Comfort food. Most people can relate to that phrase. Your version of comfort food might be different from another person’s, but the general definition remains the same: It tastes really good and I enjoy eating it. Lots of it!
It’s what I want to eat when I’m feeling stressed, depressed or bored. Why? It makes me feel better. It ‘comforts’ me. Kind of a strange thing, when you think about it.
Since I consumed quite a bit of comfort food in the last couple of days, I decided I’d look into this phenomena and see what it is that drives me to fill my belly, when my spirit is feeling empty.
“Food is also the friend who never disappoints or ditches us” says Anneli Rufus in her article “Explaining the Psychology of Comfort Food.” She also tells us, ” When you begin to eat, your eyes, hands and mouth start the chain of command. Then the brain kicks in. Sugar and starch spur serotonin, a neurotransmitter known to increase a sense of well-being.”
Sugar and starch. Yep. That pretty much defines it for me. Pasta, baked good, desserts, cereal. It all makes me feel ‘better.’
I really love fresh fruit, but if I’m feeling a bit blah or down for any reason, ice cream, a caramel roll, even mac n’ cheese will be what I’m drawn to. Fruit? Sure! If it’s baked in a pie or served over ice cream.
Ms. Rufus’ article also made a fascinating statement: “Security, reward, and connectedness: Each of these three feelings activates a different portion of the brain, and each of these is more or less crucial to each of us,”
That is amazingly true, isn’t it? We want to feel safe: Security. We want to feel valued: Reward. And, we want to feel part of a community or relationship: Connectedness.
So, I guess I use food as a narcotic at times. I use starch and sugar to give me this little ‘high’ when I’m not ‘feeling’ as relaxed and secure and valued as I would like to be.
Weird to think of it that way, but maybe that’s the understanding I need to come to in order to change that about myself.

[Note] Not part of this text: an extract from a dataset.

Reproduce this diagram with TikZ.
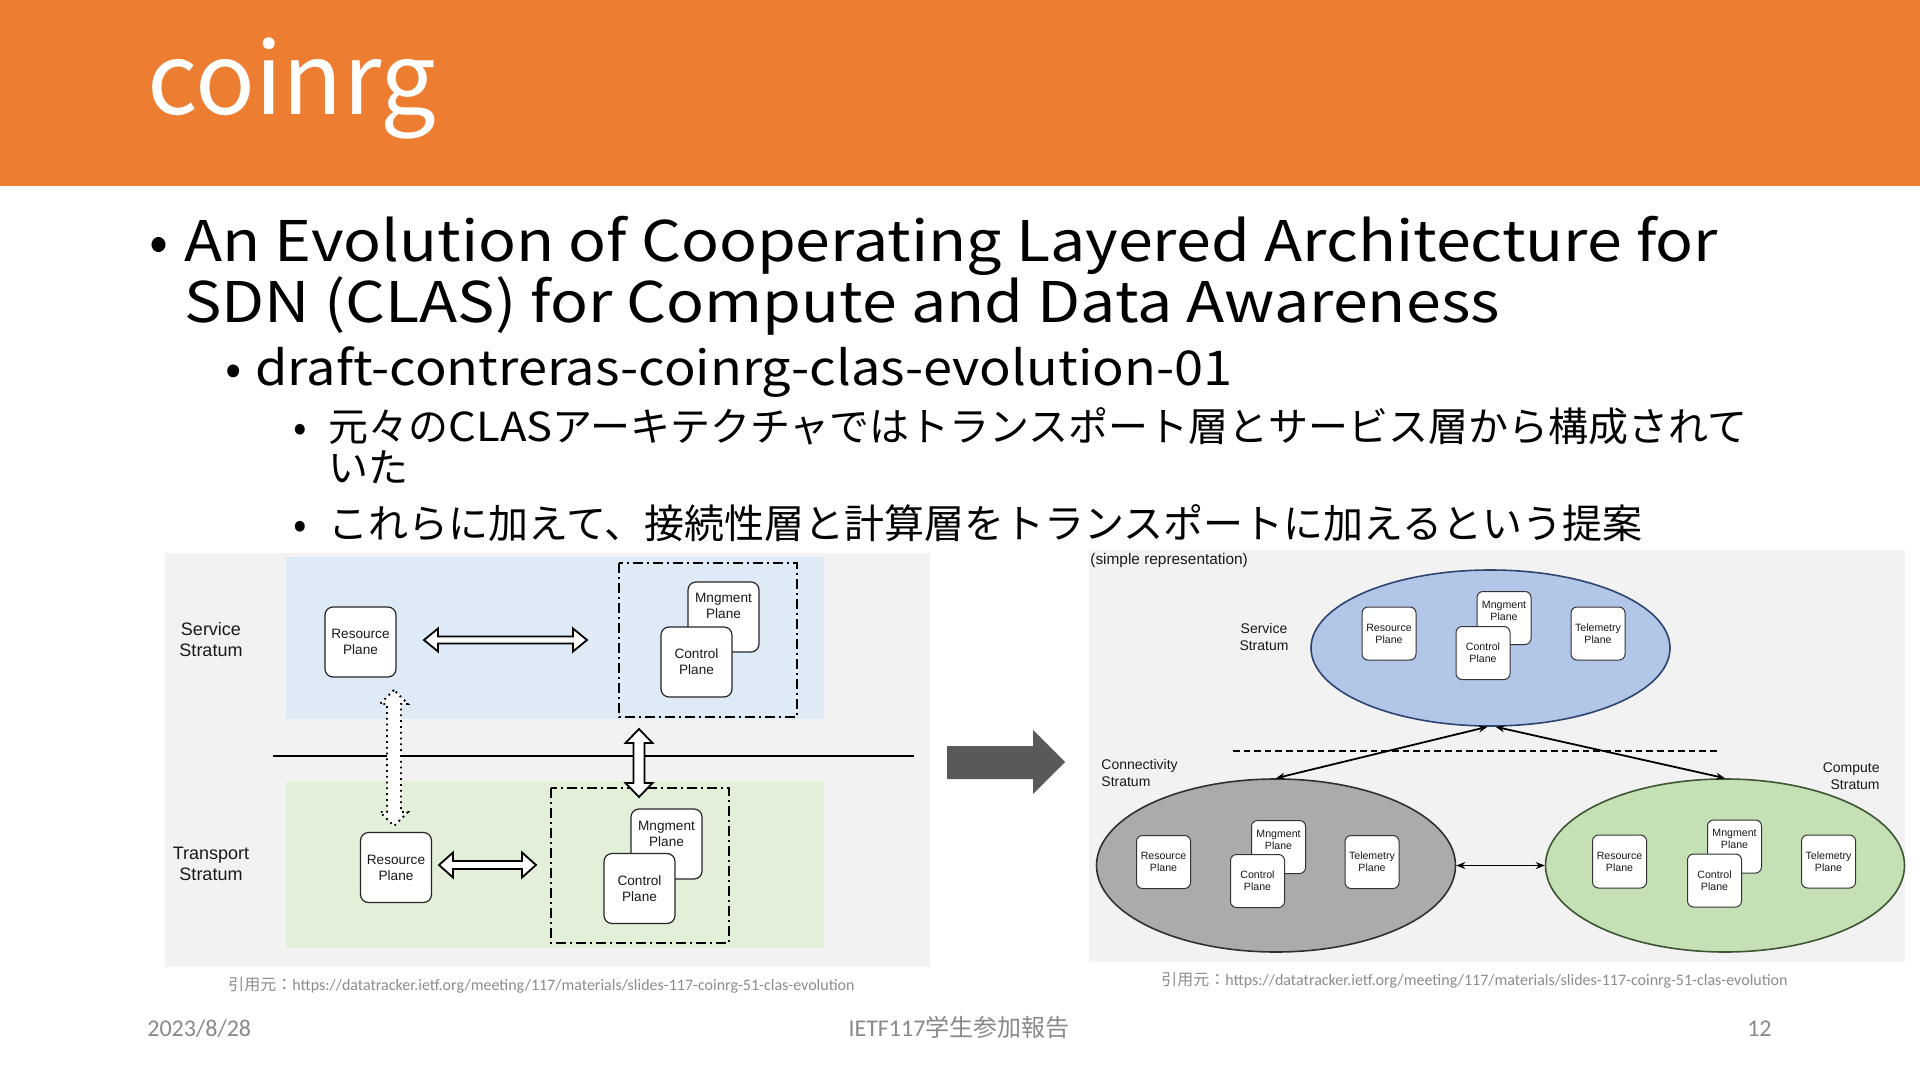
\documentclass[tikz,border=0pt]{standalone}
\usepackage{fontspec}
\setmainfont{Noto Sans CJK JP}
\newfontfamily\arialf{Liberation Sans}
\newfontfamily\calf{Carlito}
\newfontfamily\widea[FakeStretch=1.12]{Noto Sans CJK JP}
\newfontfamily\wideb[FakeStretch=1.09]{Noto Sans CJK JP}
\usetikzlibrary{shapes.geometric,arrows.meta,calc}
\definecolor{orangehd}{HTML}{ED7D31}
\definecolor{panelbg}{HTML}{F2F2F2}
\definecolor{bluereg}{HTML}{DEEAF6}
\definecolor{greenreg}{HTML}{E2F0D9}
\definecolor{ellblue}{HTML}{B2C6E8}
\definecolor{ellbluedk}{HTML}{2E4470}
\definecolor{ellgray}{HTML}{ABABAB}
\definecolor{ellgraydk}{HTML}{303030}
\definecolor{ellgreen}{HTML}{C6E0B5}
\definecolor{ellgreendk}{HTML}{3D5533}
\definecolor{bigarrow}{HTML}{595959}
\definecolor{footgray}{HTML}{898989}
\definecolor{citegray}{HTML}{8C8C8C}
\newcommand{\hollowH}[6]{%
  \draw[hollow,#6] (#1,#3) -- ({#1+14},{#3-#5}) -- ({#1+14},{#3-#4}) -- ({#2-14},{#3-#4}) -- ({#2-14},{#3-#5}) -- (#2,#3) -- ({#2-14},{#3+#5}) -- ({#2-14},{#3+#4}) -- ({#1+14},{#3+#4}) -- ({#1+14},{#3+#5}) -- cycle;}
\newcommand{\hollowV}[6]{%
  \draw[hollow,#6] (#3,#1) -- ({#3-#5},{#1+14}) -- ({#3-#4},{#1+14}) -- ({#3-#4},{#2-14}) -- ({#3-#5},{#2-14}) -- (#3,#2) -- ({#3+#5},{#2-14}) -- ({#3+#4},{#2-14}) -- ({#3+#4},{#1+14}) -- ({#3+#5},{#1+14}) -- cycle;}
\begin{document}
\begin{tikzpicture}[x=0.5pt,y=-0.5pt,
  txt/.style={inner sep=0pt, anchor=base west},
  lbox/.style={draw=black!85, line width=0.6pt, fill=white, rounded corners=4pt,
     minimum width=35.5pt, minimum height=35pt, inner sep=0pt},
  ltxt/.style={inner sep=0pt, align=center, text=black!90, font=\arialf\fontsize{6.8}{8}\selectfont},
  rbox/.style={draw=black!80, line width=0.5pt, fill=white, rounded corners=3pt,
     minimum width=27pt, minimum height=26.5pt, inner sep=0pt},
  rtxt/.style={inner sep=0pt, align=center, text=black!90, font=\arialf\fontsize{5.3}{6}\selectfont},
  stlab/.style={inner sep=0pt, align=center, text=black!90, font=\arialf\fontsize{9}{10.5}\selectfont},
  rlab/.style={inner sep=0pt, text=black!90, font=\arialf\fontsize{7}{8.5}\selectfont},
  hollow/.style={draw=black, line width=0.9pt, fill=white, line join=miter},
  dashdotbox/.style={draw=black, line width=1pt, dash pattern=on 5pt off 2pt on 1pt off 2pt},
  ell/.style={ellipse, line width=0.8pt, minimum width=179.5pt, minimum height=78pt, inner sep=0pt},
  tipped/.style={line width=0.9pt, {Stealth[length=4.5pt,width=3.5pt]}-{Stealth[length=4.5pt,width=3.5pt]}}
]
\useasboundingbox (0,0) rectangle (1920,1080);
\fill[white] (0,0) rectangle (1920,1080);
% header
\fill[orangehd] (0,0) rectangle (1920,186);
\node[txt, text=white, font=\fontsize{49.5}{56}\selectfont] (title) at (147,115) {coinrg};
% bullets
\node[txt, font=\fontsize{28}{30}\selectfont] (b1) at (149,262) {•};
\node[txt, font=\widea\fontsize{28}{30}\selectfont] (t1a) at (184,262) {An Evolution of Cooperating Layered Architecture for};
\node[txt, font=\widea\fontsize{28}{30}\selectfont] (t1b) at (184,322) {SDN (CLAS) for Compute and Data Awareness};
\node[txt, font=\fontsize{24}{28}\selectfont] (b2) at (225,386) {•};
\node[txt, font=\wideb\fontsize{24}{28}\selectfont] (t2) at (255,386) {draft-contreras-coinrg-clas-evolution-01};
\node[txt, font=\fontsize{20}{24}\selectfont] (b3) at (293,441) {•};
\node[txt, font=\fontsize{20}{24}\selectfont] (t3a) at (328,441) {元々の{\wideb CLAS}アーキテクチャではトランスポート層とサービス層から構成されて};
\node[txt, font=\fontsize{20}{24}\selectfont] (t3b) at (328,482) {いた};
\node[txt, font=\fontsize{20}{24}\selectfont] (b4) at (293,538) {•};
\node[txt, font=\fontsize{20}{24}\selectfont] (t4) at (328,538) {これらに加えて、接続性層と計算層をトランスポートに加えるという提案};

% ===== left diagram =====
\fill[panelbg] (165,553) rectangle (930,967);
\fill[bluereg] (286,557) rectangle (824,719);
\fill[greenreg] (286,781) rectangle (824,948);
\draw[line width=1pt] (273,756) -- (914,756);
\node[stlab] (ss) at (211,640) {Service\\Stratum};
\node[stlab] (ts) at (211,864) {Transport\\Stratum};
\draw[dashdotbox] (619,563) rectangle (797,717);
\draw[dashdotbox] (551,788) rectangle (729,943);
\node[lbox] (rp1) at (360.5,642) {};
\node[ltxt] at (rp1.center) {Resource\\Plane};
\node[lbox] (mg1) at (723.5,617) {};
\node[ltxt] at ([yshift=5.5pt]mg1.center) {Mngment\\Plane};
\node[lbox] (cp1) at (696.5,662) {};
\node[ltxt] at (cp1.center) {Control\\Plane};
\node[lbox] (rp2) at (396,867.5) {};
\node[ltxt] at (rp2.center) {Resource\\Plane};
\node[lbox] (mg2) at (666.5,844) {};
\node[ltxt] at ([yshift=5pt]mg2.center) {Mngment\\Plane};
\node[lbox] (cp2) at (639.5,888.5) {};
\node[ltxt] at (cp2.center) {Control\\Plane};
\hollowH{424}{587}{640}{3.5}{11.5}{}
\hollowH{439}{536}{865}{4}{12.5}{}
\hollowV{729}{797}{639}{5.5}{13.5}{}
\hollowV{690}{826}{394}{7}{14}{dotted}

% big arrow
\fill[bigarrow] (947,746) -- (1033,746) -- (1033,730) -- (1065,762) -- (1033,794) -- (1033,779) -- (947,779) -- cycle;

% ===== right diagram =====
\fill[panelbg] (1089,550) rectangle (1905,962);
\node[rlab, anchor=west, font=\arialf\fontsize{7.7}{9}\selectfont] (simp) at (1090,561) {(simple representation)};
\draw[line width=1pt, dash pattern=on 3.3pt off 2pt] (1233,751) -- (1720,751);
\node[ell, draw=ellbluedk, fill=ellblue] (es) at (1490.5,648) {};
\node[ell, draw=ellgraydk, fill=ellgray, minimum height=86.5pt] (ec) at (1276,865.5) {};
\node[ell, draw=ellgreendk, fill=ellgreen, minimum height=86.5pt] (ep) at (1725,865.5) {};
\draw[tipped] ([xshift=-1.5pt]es.south) -- (ec.north);
\draw[tipped] ([xshift=2.5pt]es.south) -- (ep.north);
\draw[tipped] (ec.east) -- (ep.west);
\node[rlab, align=center] (rss) at (1264,637) {Service\\Stratum};
\node[rlab, align=left, anchor=west] (rcs) at (1101,773) {Connectivity\\Stratum};
\node[rlab, align=right, anchor=east] (rps) at (1880,776) {Compute\\Stratum};
% top ellipse boxes
\node[rbox] (s_rp) at (1389,633.5) {};
\node[rtxt] at (s_rp.center) {Resource\\Plane};
\node[rbox] (s_mg) at (1504,618) {};
\node[rtxt] at ([yshift=3.7pt]s_mg.center) {Mngment\\Plane};
\node[rbox] (s_cp) at (1483,653) {};
\node[rtxt] at (s_cp.center) {Control\\Plane};
\node[rbox] (s_tp) at (1598,633.5) {};
\node[rtxt] at (s_tp.center) {Telemetry\\Plane};
% connectivity boxes
\node[rbox] (c_rp) at (1163.5,862) {};
\node[rtxt] at (c_rp.center) {Resource\\Plane};
\node[rbox] (c_mg) at (1278.5,847) {};
\node[rtxt] at ([yshift=3.7pt]c_mg.center) {Mngment\\Plane};
\node[rbox] (c_cp) at (1257.5,881) {};
\node[rtxt] at (c_cp.center) {Control\\Plane};
\node[rbox] (c_tp) at (1372,862) {};
\node[rtxt] at (c_tp.center) {Telemetry\\Plane};
% compute boxes
\node[rbox] (p_rp) at (1619.5,861.5) {};
\node[rtxt] at (p_rp.center) {Resource\\Plane};
\node[rbox] (p_mg) at (1734.5,846.5) {};
\node[rtxt] at ([yshift=3.7pt]p_mg.center) {Mngment\\Plane};
\node[rbox] (p_cp) at (1714.5,880.5) {};
\node[rtxt] at (p_cp.center) {Control\\Plane};
\node[rbox] (p_tp) at (1828.5,861.5) {};
\node[rtxt] at (p_tp.center) {Telemetry\\Plane};

% citations
\node[txt, text=citegray, font=\fontsize{8}{9}\selectfont] (cite1) at (228,990) {引用元：{\calf https://datatracker.ietf.org/meeting/117/materials/slides-117-coinrg-51-clas-evolution}};
\node[txt, text=citegray, font=\fontsize{8}{9}\selectfont] (cite2) at (1161,985) {引用元：{\calf https://datatracker.ietf.org/meeting/117/materials/slides-117-coinrg-51-clas-evolution}};
% footer
\node[txt, text=footgray, font=\calf\fontsize{12}{14}\selectfont] (date) at (147,1036) {2023/8/28};
\node[inner sep=0pt, anchor=base, text=footgray, font=\fontsize{12}{14}\selectfont] (foot) at (959,1036) {{\calf IETF117}学生参加報告};
\node[inner sep=0pt, anchor=base east, text=footgray, font=\calf\fontsize{12}{14}\selectfont] (pg) at (1772,1036) {12};
\end{tikzpicture}
\end{document}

For all of those out there who have already processed this comfort food thing already – sorry. It was something I probably knew in the recesses of my brain, but just never worked it all out in a conscious way before, at least not in relation to myself.
“Trust in the Lord with all your heart and lean not on your own understanding (or on food, or alcohol, or drugs, or whatever it is that you lean on instead of Him.)”
Thanks for reading. Hope it didn’t ramble too much. Guess when I being drawn to over indulge in my comfort foods I need to stop and consider what the need is that I’m trying to fill, right?